Las críticas en EE UU
Y una última reflexión. Las críticas arrojadas por los que atacan a la ONU en este país son una ironía por dos razones. La primera es que, dado que EE UU es el mayor accionista con diferencia, le corresponde la mayor responsabilidad de hacer que el sistema funcione, en vez de bloquearlo y recortarlo. La segunda es que esta capacidad de cualquiera de los miembros del P5 de paralizar las misiones de paz y otras acciones por medio de su veto fue incorporada deliberadamente al sistema de la ONU en 1944-45 por los planificadores estadounidenses, y este privilegio le ha sido generalmente útil a Estados Unidos.
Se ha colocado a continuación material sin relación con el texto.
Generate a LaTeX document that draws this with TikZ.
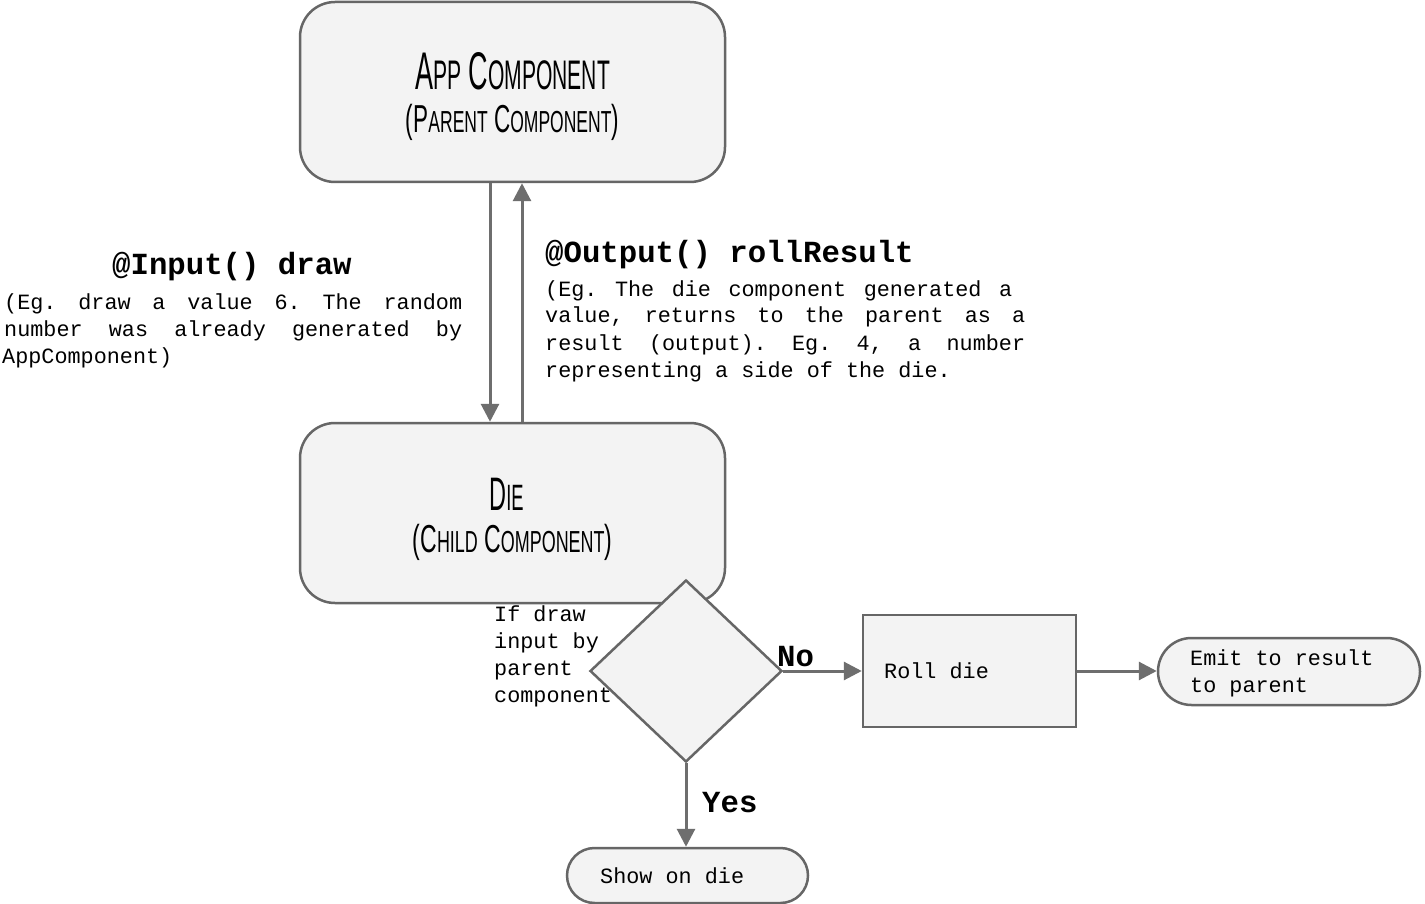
\documentclass[tikz,border=0pt]{standalone}
\usepackage{graphicx}
\usepackage{fontspec}
\usetikzlibrary{arrows.meta,shapes.geometric}
\newfontfamily\monof{Liberation Mono}
\newfontfamily\titlef{Liberation Sans}
\definecolor{boxfill}{HTML}{F3F3F3}
\definecolor{edgec}{HTML}{666666}
\definecolor{arrc}{HTML}{6E6E6E}
\newcommand\fsm[1]{\scalebox{0.78}{#1}}
\newcommand\jline[2]{\makebox[#1][s]{\frenchspacing\spaceskip=0.6em plus 1fil\relax #2}}
\tikzset{
  comp/.style={draw=edgec, fill=boxfill, line width=2.5pt, rounded corners=35pt,
    minimum width=425pt, minimum height=180pt, inner sep=0pt},
  flow/.style={-{Triangle[length=18pt,width=18pt]}, draw=arrc, line width=3pt},
  plain/.style={draw=edgec, fill=boxfill, line width=2.5pt, inner sep=0pt},
  mono/.style={font=\monof\fontsize{21.8}{27}\selectfont\frenchspacing, inner sep=0pt, anchor=base west},
  monob/.style={font=\monof\bfseries\fontsize{30.7}{34}\selectfont, inner sep=0pt, anchor=base west},
  ttl/.style={inner sep=0pt, anchor=base},
}
\begin{document}
\frenchspacing
\begin{tikzpicture}[x=1pt,y=-1pt]
\fill[white] (0,0) rectangle (1425,904);
\useasboundingbox (0,0) rectangle (1425,904);

% component boxes
\node[comp] (app) at (512.5,92) {};
\node[comp] (die) at (512.5,513) {};

\node[ttl] (appt) at (512.5,90) {\scalebox{0.51}[1]{\titlef\fontsize{53}{60}\selectfont A\fsm{PP} C\fsm{OMPONENT}}};
\node[ttl] (appst) at (512.5,133) {\scalebox{0.576}[1]{\titlef\fontsize{39}{44}\selectfont (P\fsm{ARENT} C\fsm{OMPONENT})}};
\node[ttl] (diet) at (506.5,510) {\scalebox{0.5}[1]{\titlef\fontsize{47}{52}\selectfont D\fsm{IE}}};
\node[ttl] (diest) at (512.5,552) {\scalebox{0.59}[1]{\titlef\fontsize{39}{44}\selectfont (C\fsm{HILD} C\fsm{OMPONENT})}};

% input/output arrows
\coordinate (cin) at (490,0);
\coordinate (cout) at (522,0);
\draw[flow] (app.south -| cin) -- (die.north -| cin);
\draw[flow] (die.north -| cout) -- (app.south -| cout);

% left text
\node[monob] (inl) at (112,275) {@Input() draw};
\node[mono] (in1) at (4,309) {\jline{458pt}{(Eg. draw a value 6. The random}};
\node[mono] (in2) at (4,336) {\jline{458pt}{number was already generated by}};
\node[mono] (in3) at (2,363) {AppComponent)};

% right text
\node[monob] (outl) at (545,262) {@Output() rollResult};
\node[mono] (out1) at (545,296) {\jline{467pt}{(Eg. The die component generated a}};
\node[mono] (out2) at (545,323) {\jline{480pt}{value, returns to the parent as a}};
\node[mono] (out3) at (545,350) {\jline{480pt}{result (output). Eg. 4, a number}};
\node[mono] (out4) at (545,377) {representing a side of the die.};

% flowchart
\node[plain, shape=diamond, minimum width=192pt, minimum height=182pt] (dia) at (686,671) {};
\node[plain, minimum width=213pt, minimum height=112pt] (roll) at (969.5,671) {};
\node[plain, rounded corners=33.5pt, minimum width=262pt, minimum height=67pt] (emit) at (1289,671.5) {};
\node[plain, rounded corners=27.5pt, minimum width=241pt, minimum height=55pt] (show) at (687.5,875.5) {};

\draw[flow] (dia.east) -- (roll.west);
\draw[flow] (roll.east) -- (emit.west |- roll.east);
\draw[flow] (dia.south) -- (dia.south |- show.north);

\node[mono] (if1) at (494,621) {If draw};
\node[mono] (if2) at (494,648) {input by};
\node[mono] (if3) at (494,675) {parent};
\node[mono] (if4) at (494,702) {component};

\node[monob] (no) at (777,666) {No};
\node[monob] (yes) at (702,812) {Yes};

\node[mono] (rollt) at (884,678) {Roll die};
\node[mono] (emit1) at (1190,665) {Emit to result};
\node[mono] (emit2) at (1190,692) {to parent};
\node[mono] (showt) at (600,883) {Show on die};
\end{tikzpicture}
\end{document}
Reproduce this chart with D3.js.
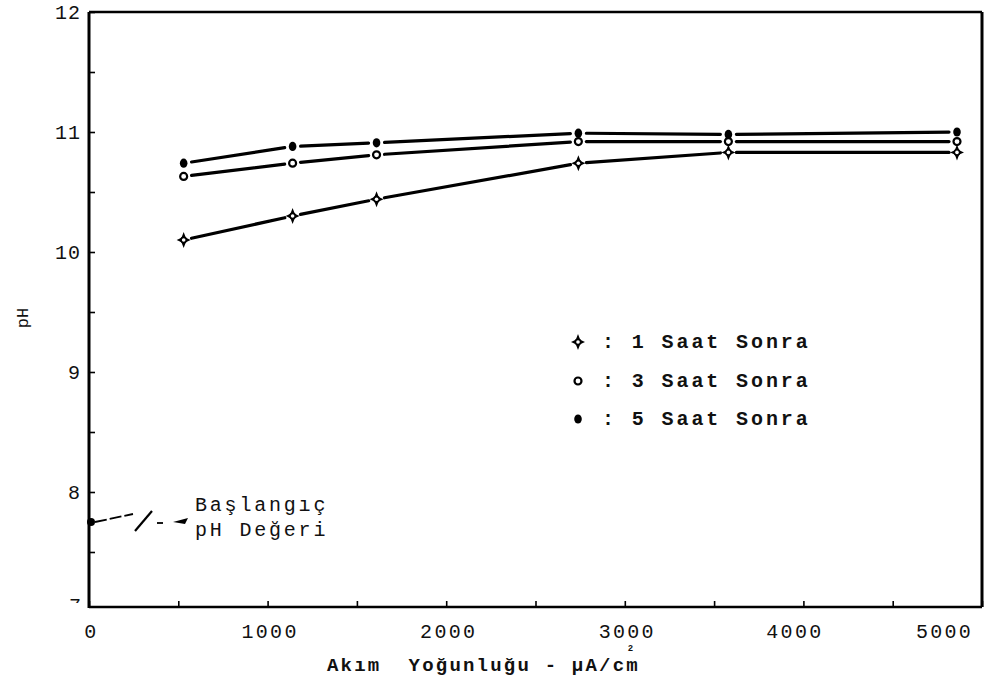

Sin la aceptación del veto por todos los signatarios en San Francisco, tal como insistió el Gobierno de Estados Unidos en aquel momento, no hubiera existido la ONU. En las últimas semanas se ha vuelto evidente que la Casa Blanca está empezando a valorar este "contrato" de 1945 y los beneficios que Estados Unidos obtiene de la existencia de una organización mundial, por farragosos y prolongados que sean a menudo sus procedimientos. Y Dios sabe que, a pesar de todas las reformas realizadas en el organismo mundial durante la pasada década, sigue siendo un sistema imperfecto. Pero si bien el Gobierno estadounidense ha reconocido verdaderamente que puede que sea mejor trabajar dentro de este sistema para conseguir sus objetivos, este cambio de trayectoria, desgraciadamente, no ha sido percibido por los escritores y políticos conservadores, que siguen disparando a la diana equivocada y confundiendo a sus lectores. ¿Cambiará esto alguna vez? Quizá no. Quizá los que se meten con la ONU se nieguen a reconocer estos hechos. El gran secretario general Dag Hammarsjold solía comentar que las potencias necesitaban a la ONU para que hubiese alguien a quien echar la culpa cuando las cosas iban mal en el mundo. Puede que esto sea verdad, pero sería un triste destino para una organización que tiene tan gran potencial el socorrer a la humanidad sólo cuando sus actores principales aprendan a trabajar unidos. Estoy seguro de que merecemos algo mejor.